Yes! Yes! YES!!! This is why I read your blog daily (this, and the occasional naked lady!) You hit the nail on the head...I watch Greys because I have to support a show that not only has characters of every size, shape and color, but shows love in all it's fantastic manifestations. I am currently enjoying being pandered to, and if I need to give a llittle, then Shonda has my hour once a week!

maddyzero said...

Thank you, Miss Snarker. You brought a tear to my eye.

Melissa said...

as a Midwestern gay girl (and Catholic too) i couldn't agree more. i am really excited to see how they handle the wedding, especially since it's supposed to be a "formal Catholic wedding".

Anonymous said...

What's with all the panda hating?! I LOVE pandas!!!
http://www.youtube.com/watch?v=IRM2ho2qHrU

Anonymous said...

Word!

Anonymous said...

Grey's Gabble also posted about this today and the girl showed up in the comments section basically playing the victim card and eventually got the whole thing deleted because "people were being mean".

Anonymous said...

Brava!

Norma Desmond said...

I know you're a fellow Midwestern gal, but I can't help but cringe every time I see someone write about exposure being beneficial specifically for 'some lonely girl in the Midwest.'

Granted, the Midwest isn't always, in all places, the most gay-friendly, but there are plenty of places in it that are and have vibrant, visible gay communities. Chicago has a whole neighborhood called Boystown that, despite its name, is home to a very healthy LGBTQ community. Milwaukee's gay community puts on one of the best PrideFests around. Madison has an incredibly open and recognized community.
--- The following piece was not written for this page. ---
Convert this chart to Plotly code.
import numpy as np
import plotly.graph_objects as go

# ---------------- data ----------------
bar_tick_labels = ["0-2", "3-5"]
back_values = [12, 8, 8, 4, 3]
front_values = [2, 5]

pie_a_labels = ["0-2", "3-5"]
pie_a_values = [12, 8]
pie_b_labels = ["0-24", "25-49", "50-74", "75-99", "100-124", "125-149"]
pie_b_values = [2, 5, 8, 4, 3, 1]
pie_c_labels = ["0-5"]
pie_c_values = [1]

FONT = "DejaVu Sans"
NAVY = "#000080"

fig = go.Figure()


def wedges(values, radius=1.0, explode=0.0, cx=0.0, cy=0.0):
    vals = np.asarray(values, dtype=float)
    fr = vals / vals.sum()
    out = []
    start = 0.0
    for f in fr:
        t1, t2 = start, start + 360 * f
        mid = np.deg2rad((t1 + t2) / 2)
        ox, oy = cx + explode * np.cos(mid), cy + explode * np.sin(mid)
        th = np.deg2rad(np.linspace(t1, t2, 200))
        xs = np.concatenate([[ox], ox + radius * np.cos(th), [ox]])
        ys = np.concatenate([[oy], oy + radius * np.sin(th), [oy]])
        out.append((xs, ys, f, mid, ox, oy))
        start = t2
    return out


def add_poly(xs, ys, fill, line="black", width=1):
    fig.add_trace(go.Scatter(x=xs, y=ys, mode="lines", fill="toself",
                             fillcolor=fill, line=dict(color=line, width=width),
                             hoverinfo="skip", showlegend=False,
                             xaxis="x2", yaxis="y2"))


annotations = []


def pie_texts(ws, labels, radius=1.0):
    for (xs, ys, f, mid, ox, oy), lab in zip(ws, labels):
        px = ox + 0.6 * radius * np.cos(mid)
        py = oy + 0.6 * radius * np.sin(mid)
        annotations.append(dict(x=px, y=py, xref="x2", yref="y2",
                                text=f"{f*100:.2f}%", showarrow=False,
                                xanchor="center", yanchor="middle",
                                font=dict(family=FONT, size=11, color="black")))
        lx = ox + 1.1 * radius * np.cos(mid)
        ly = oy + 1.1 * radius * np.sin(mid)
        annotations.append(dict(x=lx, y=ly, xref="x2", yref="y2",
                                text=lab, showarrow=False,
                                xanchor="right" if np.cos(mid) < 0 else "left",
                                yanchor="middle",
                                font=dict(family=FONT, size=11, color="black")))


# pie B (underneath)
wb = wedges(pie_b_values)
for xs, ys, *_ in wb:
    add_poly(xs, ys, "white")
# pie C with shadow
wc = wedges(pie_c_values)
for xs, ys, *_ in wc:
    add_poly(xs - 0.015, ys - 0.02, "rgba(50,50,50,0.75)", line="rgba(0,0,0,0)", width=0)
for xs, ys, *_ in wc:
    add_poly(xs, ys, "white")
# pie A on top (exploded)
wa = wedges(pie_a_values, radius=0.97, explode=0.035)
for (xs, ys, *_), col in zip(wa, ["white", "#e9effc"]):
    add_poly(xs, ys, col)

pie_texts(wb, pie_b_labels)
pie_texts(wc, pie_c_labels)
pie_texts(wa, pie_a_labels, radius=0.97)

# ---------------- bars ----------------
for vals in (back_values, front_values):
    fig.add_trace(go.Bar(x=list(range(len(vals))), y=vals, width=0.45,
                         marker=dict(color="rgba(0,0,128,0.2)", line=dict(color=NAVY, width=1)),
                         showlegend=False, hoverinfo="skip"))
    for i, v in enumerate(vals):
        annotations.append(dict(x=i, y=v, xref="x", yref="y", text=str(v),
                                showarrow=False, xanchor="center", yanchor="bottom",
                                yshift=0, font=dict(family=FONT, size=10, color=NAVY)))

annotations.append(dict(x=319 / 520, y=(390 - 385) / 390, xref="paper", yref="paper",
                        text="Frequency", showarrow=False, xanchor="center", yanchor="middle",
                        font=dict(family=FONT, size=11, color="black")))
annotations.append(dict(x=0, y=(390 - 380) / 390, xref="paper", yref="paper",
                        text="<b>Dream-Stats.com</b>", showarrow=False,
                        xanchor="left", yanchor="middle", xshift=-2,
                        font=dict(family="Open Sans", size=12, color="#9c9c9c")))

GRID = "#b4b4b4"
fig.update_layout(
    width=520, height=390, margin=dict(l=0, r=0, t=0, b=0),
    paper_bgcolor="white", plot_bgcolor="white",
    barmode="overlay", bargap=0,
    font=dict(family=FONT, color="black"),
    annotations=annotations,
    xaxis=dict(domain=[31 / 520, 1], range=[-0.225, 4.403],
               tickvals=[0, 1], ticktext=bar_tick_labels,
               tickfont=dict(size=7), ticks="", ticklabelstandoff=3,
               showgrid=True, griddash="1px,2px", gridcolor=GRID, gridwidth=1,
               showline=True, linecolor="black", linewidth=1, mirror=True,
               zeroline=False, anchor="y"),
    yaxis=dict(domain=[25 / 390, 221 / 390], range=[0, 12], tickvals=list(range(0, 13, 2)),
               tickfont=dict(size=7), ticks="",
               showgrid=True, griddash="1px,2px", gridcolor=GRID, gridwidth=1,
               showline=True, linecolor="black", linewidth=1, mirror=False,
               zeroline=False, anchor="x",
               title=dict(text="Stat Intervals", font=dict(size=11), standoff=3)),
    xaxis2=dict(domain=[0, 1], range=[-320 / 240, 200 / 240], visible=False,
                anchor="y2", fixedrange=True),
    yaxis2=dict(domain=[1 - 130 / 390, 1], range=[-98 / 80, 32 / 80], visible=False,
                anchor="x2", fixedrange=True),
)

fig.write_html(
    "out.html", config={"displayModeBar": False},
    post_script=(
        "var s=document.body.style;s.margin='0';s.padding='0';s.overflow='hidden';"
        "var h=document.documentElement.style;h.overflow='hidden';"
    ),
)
Anyway, sorry, didn't meant to rant... It's just one of those phrases that really irks me.

Norma Desmond said...

Otherwise, yes, of course, I completely agree with you.

Anonymous said...

I'm gay so of course I agree with the annoyance about the gay rant. Straight people get over yourselves.

I love Grey's but; I have been annoyed that the "Grey" in Grey's seems to have taken much more then a back seat (well like not even in the script, back seat) in the last few season's.
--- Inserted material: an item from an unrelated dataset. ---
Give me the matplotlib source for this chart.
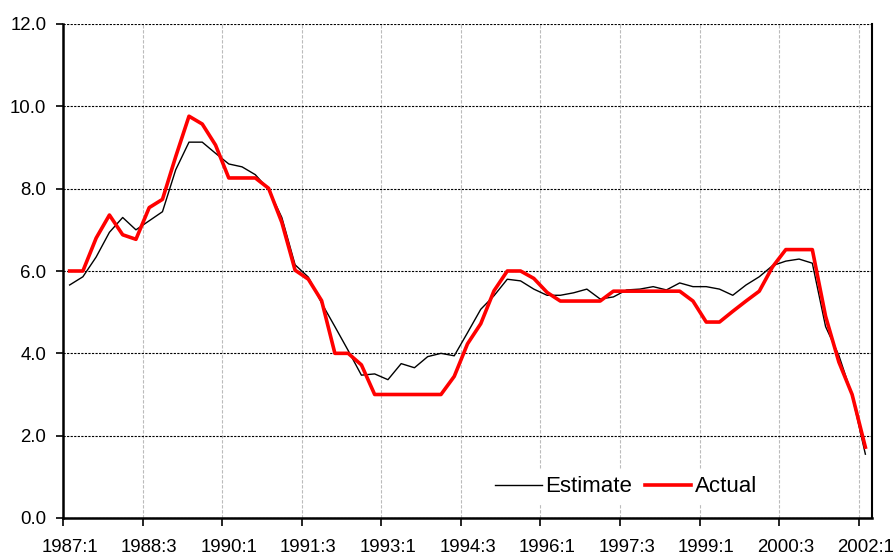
import matplotlib.pyplot as plt
import numpy as np

plt.rcParams['font.family'] = ['Liberation Sans', 'DejaVu Sans']

# quarterly data 1987:1 .. 2002:1
quarters = ['%d:%d' % (1987 + q // 4, q % 4 + 1) for q in range(61)]

estimate = [5.66, 5.86, 6.34, 6.94, 7.30, 7.00, 7.22, 7.44, 8.46, 9.13,
            9.13, 8.86, 8.60, 8.53, 8.34, 7.98, 7.30, 6.15, 5.85, 5.22,
            4.65, 4.07, 3.47, 3.50, 3.36, 3.75, 3.65, 3.92, 4.00, 3.94,
            4.50, 5.07, 5.40, 5.80, 5.76, 5.56, 5.41, 5.41, 5.47, 5.56,
            5.32, 5.37, 5.54, 5.56, 5.62, 5.54, 5.71, 5.62, 5.62, 5.56,
            5.41, 5.66, 5.86, 6.13, 6.24, 6.29, 6.19, 4.65, 3.95, 2.98,
            1.55]

actual = [6.00, 6.00, 6.80, 7.36, 6.88, 6.77, 7.54, 7.74, 8.78, 9.76,
          9.57, 9.06, 8.26, 8.26, 8.26, 8.01, 7.18, 6.02, 5.80, 5.28,
          4.00, 4.00, 3.72, 3.00, 3.00, 3.00, 3.00, 3.00, 3.00, 3.44,
          4.23, 4.72, 5.52, 6.00, 6.00, 5.82, 5.48, 5.27, 5.27, 5.27,
          5.27, 5.51, 5.51, 5.51, 5.51, 5.51, 5.51, 5.27, 4.76, 4.76,
          5.02, 5.27, 5.51, 6.10, 6.52, 6.52, 6.52, 4.90, 3.79, 3.00,
          1.72]

fig = plt.figure(figsize=(8.96, 5.56), dpi=100)
ax = fig.add_axes([63/896, 1 - 518/556, (872 - 63)/896, (518 - 24)/556])

x = np.arange(len(quarters)) + 0.5
ax.plot(x, estimate, color='black', lw=1.0, label='Estimate', zorder=3)
ax.plot(x, actual, color='#ff0000', lw=2.6, label='Actual', zorder=4)

ax.set_xlim(0, 61)
ax.set_ylim(0, 12)

# y axis
ax.set_yticks(np.arange(0, 12.1, 2))
ax.set_yticklabels(['%.1f' % v for v in np.arange(0, 12.1, 2)])
ax.yaxis.grid(True, color='black', linestyle=(0, (2, 1.2)), lw=0.8)

# x axis: tick marks at category boundaries, labels centred on categories
ax.set_xticks(np.arange(0, 61, 6))
ax.set_xticklabels([])
ax.set_xticks(np.arange(0, 61, 6) + 0.5, minor=True)
ax.set_xticklabels(quarters[::6], minor=True)
ax.tick_params(axis='x', which='minor', length=0, pad=15, labelsize=13.4)
ax.tick_params(axis='x', which='major', length=6, width=1.2, direction='out')
ax.tick_params(axis='y', length=5, width=1.2, pad=7, labelsize=13.4)
ax.xaxis.grid(True, which='major', color='#bbbbbb', linestyle=(0, (3, 1.5)), lw=0.8)
ax.set_axisbelow(True)

ax.spines['top'].set_visible(False)
ax.spines['left'].set_linewidth(1.8)
ax.spines['bottom'].set_linewidth(1.8)
ax.spines['right'].set_linewidth(1.5)

leg = ax.legend(loc='center left', bbox_to_anchor=(0.5257, 0.0628), ncol=2,
                fontsize=16, handlelength=2.1, columnspacing=0.55,
                handletextpad=0.18, frameon=True, fancybox=False,
                borderpad=0.3, borderaxespad=0)
leg.get_frame().set_edgecolor('none')
leg.get_frame().set_facecolor('white')
leg.get_frame().set_alpha(1)
leg.set_zorder(10)

fig.savefig('out.png', dpi=100)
I'm sure I'm going to get pummeled. I love Arizona but: Callie ahh, not so much.

The whole singing ep was absurd. But hey in the age of absurdity; what the heck.
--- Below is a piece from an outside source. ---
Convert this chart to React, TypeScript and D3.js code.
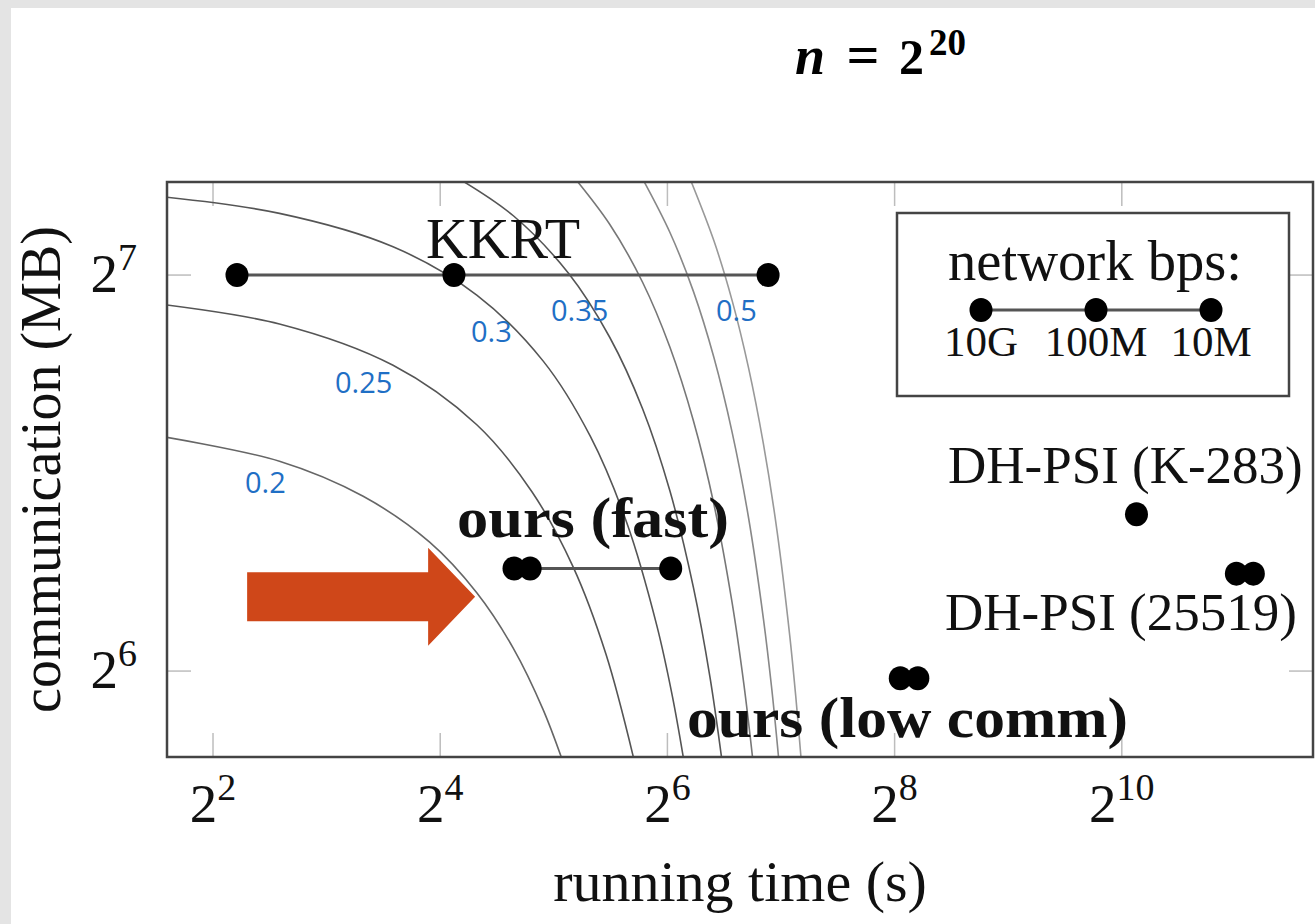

I also have trouble with all the acceptance and love this couple get, come on; not one of their co-workers is a hater; yeah thats believable and oh yeah they have NO gay friends. hmm

I applaud Shonda. I just hope a small measure of reality gets injected into this story line. PLEASE!!

Anonymous said...

re. norma desmond's midwest comments, agreed. some people have 'tude about the midwest. i came from there, so it can't be all bad.

re. anon's "I just hope a small measure of reality gets injected into this story line." i haven't actually seen this storyline (only watched a few eps years ago), but in general i vote for more realism in tv. c'mon. who sees themselves in the l word?

Anonymous said...

oh yeah-- and GO Shonda!

Ms☆Go said...

Outstanding post. :)

Agreed.

If it's only pandering when it's not directed at you, well isn't that being just a tad bit selfish?